People were paying ridiculous amounts, way out of proportion to their actual values, she thought.
“We can’t do this,” she told her husband, Jean Silvestre, 37, a foreman for a construction company. “It’s too much.”
But her husband kept rooting for the American dream. And her 20-year-old daughter, a student at Cal State Fullerton, got involved, searching online after classes for homes her mother should consider.
“You can do this,” her daughter kept saying.
Del Cid, 43, a children’s social worker, had been living in a Norwalk apartment for the past 20 years. About a year ago, soon after Del Cid and Sylvestre married, they started to think about buying a home since they now had two incomes. With a price cap of $550,000, they started their search in December.
They made offers on six homes, but kept getting outbid, Del Cid said.
“I felt like my heart was being crushed one time after the other,” she said. “After we started getting experience and kept getting outbid, my husband said we need to find one we feel comfortable with and make a higher offer.”
Then, they looked at a three-bedroom corner house in Whittier that had an updated kitchen, granite countertops, new air conditioning, a large covered patio and a workbench in the garage.
“Elvia, this is the home,” Silvestre said.
“I didn’t want to get my hopes up, but the more I walked through the home, the more I realized it was a well-cared-for home. It was well maintained,” Del Cid said.
But the price was $599,000, or $49,000 above Del Cid’s and Silvestre’s price range.
“I couldn’t let myself get excited. I needed to do a lot of numbers,” Del Cid said.
When she finally agreed to make an offer, her agent pushed her to go higher.
“This home could be yours,” their agent said. “You have to make a higher offer because they have other offers.”
Twelve other offers, it turned out. She bid $640,000 — $90,000 above their price range.
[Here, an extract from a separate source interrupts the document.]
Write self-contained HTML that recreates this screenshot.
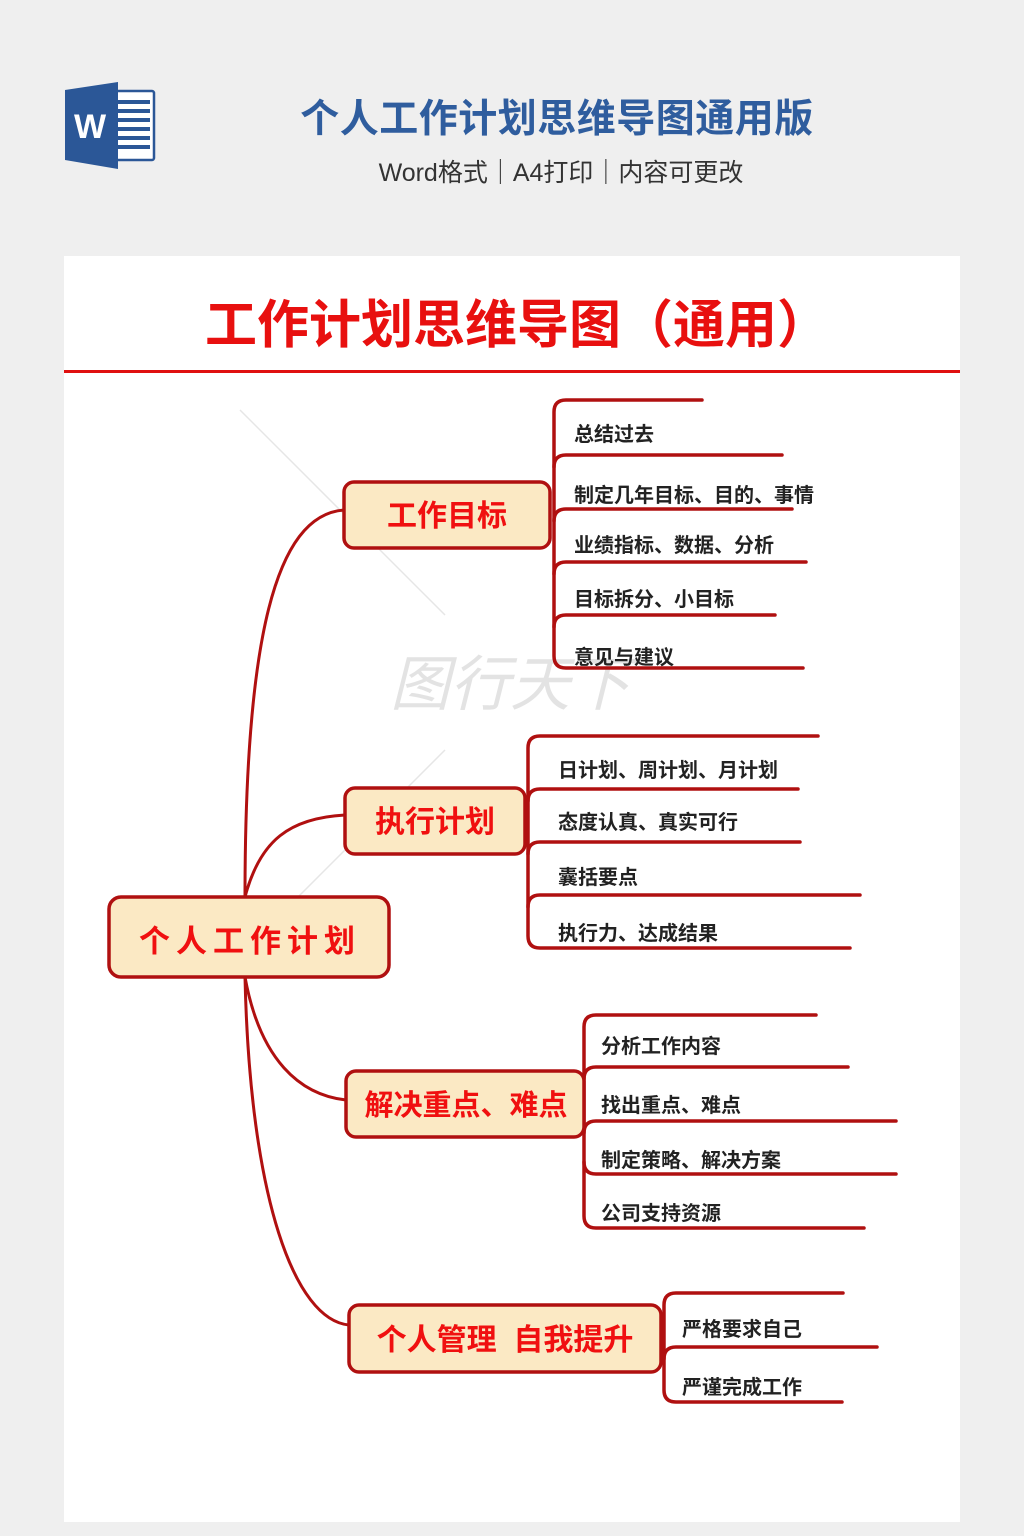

But she knew. This would be just like the other offers. Her heart would get crushed again. She couldn’t take it anymore. Time for a pause, she thought.
The phone rang just before midnight the next day after a long day at work. Silvestre was in the shower.
“Elvia, are you still interested in the home?” her agent asked. “Yes,” she said.
“Well, they’re willing to consider you. They’re interested in you making a counteroffer,” he said.
“What do you mean, a counteroffer?” she asked.
“If you offer what they want, they’ll go ahead and make a deal,” he said.
Silvestre popped his head out of the shower: “Make it!” he said. “Just do it!”
Del Cid raised their offer to $655,000. Then she hung up and called her loan officer. At 2 or 3 a.m., the loan officer called back with numbers showing they could afford that price, along with a letter of approval.
Her agent called back at 9 a.m.
“They’re willing to accept your counteroffer,” he said.
Then came a flurry of paperwork and electronic signatures.
During escrow, the sellers agreed to pay off the rooftop solar panels and pay for minor termite damage repairs.
On March 22, the home was theirs. They ended up paying $105,000 over their original price cap, but their low mortgage rate offsets that cost somewhat. It was the right decision, she now believes.
“We definitely overbid,” Del Cid said. “But that’s the world we live in now. It’s crazy. It’s a jungle out there.”